Proposal Submitted: Jan 2008.

We propose a radical departure from conventional network defense based on attacking an adversaries timeliness, rather than detecting intrusions. To realize this notion we will explore scalable, resilient operating systems concepts and technologies that aim to increase attacker workload and operate through attacks even if the attacks are never detected. This foundational research will form the basis for a new generation of exascale operating systems that export resilience to large-scale, concurrent DOD applications. To increase attacker workload, we will utilize highly dynamic operating system internals that repeatedly relocate threads and scramble offsets, network addresses, and system parameters.
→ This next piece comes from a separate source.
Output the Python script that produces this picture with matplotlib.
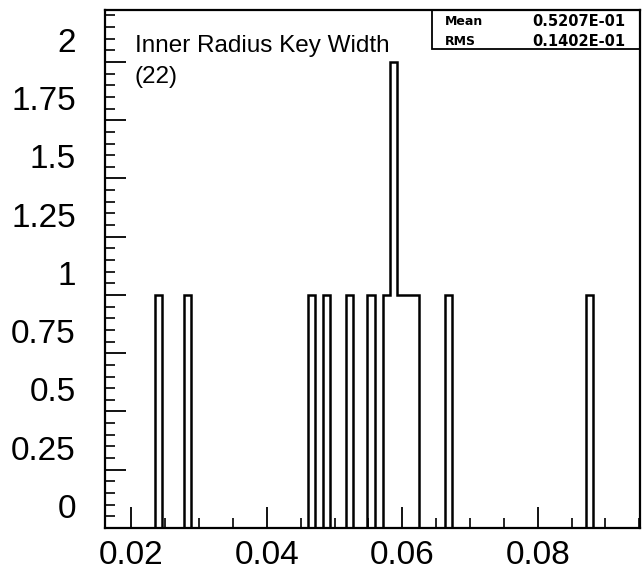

These technologies will present the adversary with a frequently changing, inconsistent picture of DoD missions, network structures, host properties, and attack paths to delay network reconnaissance and compromise. To provide resilience we will devise novel polymorphic regenerative technologies that replicate and migrate threads between processors to prevent the compromise of DoD applications. To maintain redundancy in the face of D5 effects, the technology will automatically re-generate threads on the fly. Automatic methods will be devised to organize and synchronize redundancy across multiple processors and resolve inter-thread communication. Camouflage techniques will be introduced to disguise resilient thread structures so as to appear as common operating system services and applications.

Defense Advanced Research Projects Agency (DARPA)
MRC Program, Program Manager: Dr. Howard Shrobe
Project Title: “Resilient Diffusive Clouds”
Proposal Submitted: July 2011.

We propose to increase attacker workload and provide resilience in clouds and distributed computations through three core technical innovations:

• On-the-fly dynamic replication and regeneration of virtual machines and application processes to provide resilience and limit exposure to vulnerabilities,
• Scalable management of virtual machines and application processes through mathematically rigorous diffusion methods, and
• Dynamic code diversity achieved through compiler, loader and/or run-time techniques, to throttle vulnerability amplification.

These concepts lead to a view of clouds in which vulnerabilities are different at every host, attackers cannot perform reliable surveillance, and attacks are unable to persist on the timescale of military missions. These concepts stand in stark contrast to today’s systems where vulnerabilities are amplified by being present at every host in the cloud, systems are static allowing long-term surveillance, and operating systems are pre-designated and static allowing kernel implants to persist. The work builds upon feasibility studies in distributed systems recently concluded as part of a DARPA seedling effort “Attacking Time”, and will leverage ongoing research that will produce from-scratch, small-footprint, hypervisor and micro-kernel designs under the same effort.